* **What you need to do**: Exactly as written, quote every line that follows, skipping the images.

* **Given information**:
--- --- ---

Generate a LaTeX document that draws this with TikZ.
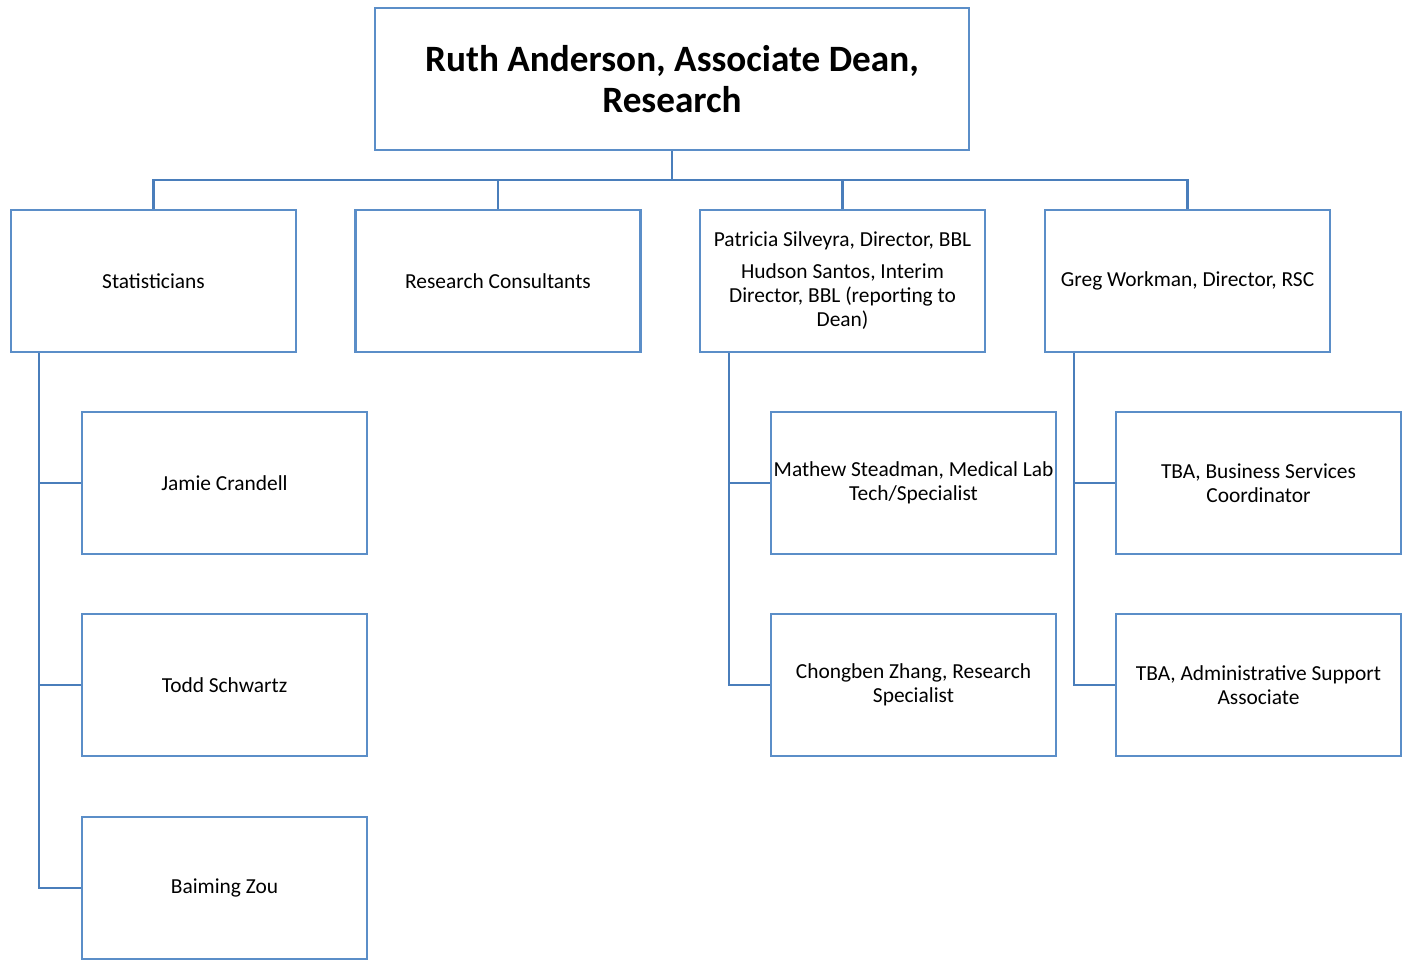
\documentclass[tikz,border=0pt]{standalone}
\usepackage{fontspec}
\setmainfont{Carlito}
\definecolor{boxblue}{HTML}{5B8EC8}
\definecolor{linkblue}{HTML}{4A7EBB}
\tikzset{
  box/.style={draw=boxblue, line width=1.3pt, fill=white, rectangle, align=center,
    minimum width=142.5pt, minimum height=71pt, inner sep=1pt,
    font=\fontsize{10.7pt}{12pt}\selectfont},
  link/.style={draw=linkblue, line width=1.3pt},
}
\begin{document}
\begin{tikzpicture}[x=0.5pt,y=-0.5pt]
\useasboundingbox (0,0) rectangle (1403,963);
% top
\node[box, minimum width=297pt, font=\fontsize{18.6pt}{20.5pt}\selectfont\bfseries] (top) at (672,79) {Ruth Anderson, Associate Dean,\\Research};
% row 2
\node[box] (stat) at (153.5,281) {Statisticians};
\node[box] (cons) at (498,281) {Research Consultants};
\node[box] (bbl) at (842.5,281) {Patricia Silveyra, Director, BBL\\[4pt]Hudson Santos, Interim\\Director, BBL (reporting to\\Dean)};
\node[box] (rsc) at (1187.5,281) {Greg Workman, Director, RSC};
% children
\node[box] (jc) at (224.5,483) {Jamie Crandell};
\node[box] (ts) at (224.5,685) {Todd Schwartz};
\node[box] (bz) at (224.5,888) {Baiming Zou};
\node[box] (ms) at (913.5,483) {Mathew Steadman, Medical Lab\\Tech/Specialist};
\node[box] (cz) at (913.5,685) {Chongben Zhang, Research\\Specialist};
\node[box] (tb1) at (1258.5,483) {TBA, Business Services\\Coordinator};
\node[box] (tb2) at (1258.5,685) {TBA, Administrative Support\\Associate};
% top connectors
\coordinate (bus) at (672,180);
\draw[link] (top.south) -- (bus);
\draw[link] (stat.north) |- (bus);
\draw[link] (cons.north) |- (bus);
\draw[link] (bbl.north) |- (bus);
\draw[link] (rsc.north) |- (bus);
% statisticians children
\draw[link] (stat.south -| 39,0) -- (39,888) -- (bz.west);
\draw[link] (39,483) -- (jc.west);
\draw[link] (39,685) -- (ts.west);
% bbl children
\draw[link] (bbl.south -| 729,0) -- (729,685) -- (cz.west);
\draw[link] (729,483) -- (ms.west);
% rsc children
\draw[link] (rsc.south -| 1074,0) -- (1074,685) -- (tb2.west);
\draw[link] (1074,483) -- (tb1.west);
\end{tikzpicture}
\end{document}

--- --- ---

* **Solution below**:
Generate a LaTeX document that draws this with TikZ.
\documentclass[tikz,border=0pt]{standalone}
\usepackage{fontspec}
\setmainfont{Carlito}
\definecolor{boxblue}{HTML}{5B8EC8}
\definecolor{linkblue}{HTML}{4A7EBB}
\tikzset{
  box/.style={draw=boxblue, line width=1.3pt, fill=white, rectangle, align=center,
    minimum width=142.5pt, minimum height=71pt, inner sep=1pt,
    font=\fontsize{10.7pt}{12pt}\selectfont},
  link/.style={draw=linkblue, line width=1.3pt},
}
\begin{document}
\begin{tikzpicture}[x=0.5pt,y=-0.5pt]
\useasboundingbox (0,0) rectangle (1403,963);
% top
\node[box, minimum width=297pt, font=\fontsize{18.6pt}{20.5pt}\selectfont\bfseries] (top) at (672,79) {Ruth Anderson, Associate Dean,\\Research};
% row 2
\node[box] (stat) at (153.5,281) {Statisticians};
\node[box] (cons) at (498,281) {Research Consultants};
\node[box] (bbl) at (842.5,281) {Patricia Silveyra, Director, BBL\\[4pt]Hudson Santos, Interim\\Director, BBL (reporting to\\Dean)};
\node[box] (rsc) at (1187.5,281) {Greg Workman, Director, RSC};
% children
\node[box] (jc) at (224.5,483) {Jamie Crandell};
\node[box] (ts) at (224.5,685) {Todd Schwartz};
\node[box] (bz) at (224.5,888) {Baiming Zou};
\node[box] (ms) at (913.5,483) {Mathew Steadman, Medical Lab\\Tech/Specialist};
\node[box] (cz) at (913.5,685) {Chongben Zhang, Research\\Specialist};
\node[box] (tb1) at (1258.5,483) {TBA, Business Services\\Coordinator};
\node[box] (tb2) at (1258.5,685) {TBA, Administrative Support\\Associate};
% top connectors
\coordinate (bus) at (672,180);
\draw[link] (top.south) -- (bus);
\draw[link] (stat.north) |- (bus);
\draw[link] (cons.north) |- (bus);
\draw[link] (bbl.north) |- (bus);
\draw[link] (rsc.north) |- (bus);
% statisticians children
\draw[link] (stat.south -| 39,0) -- (39,888) -- (bz.west);
\draw[link] (39,483) -- (jc.west);
\draw[link] (39,685) -- (ts.west);
% bbl children
\draw[link] (bbl.south -| 729,0) -- (729,685) -- (cz.west);
\draw[link] (729,483) -- (ms.west);
% rsc children
\draw[link] (rsc.south -| 1074,0) -- (1074,685) -- (tb2.west);
\draw[link] (1074,483) -- (tb1.west);
\end{tikzpicture}
\end{document}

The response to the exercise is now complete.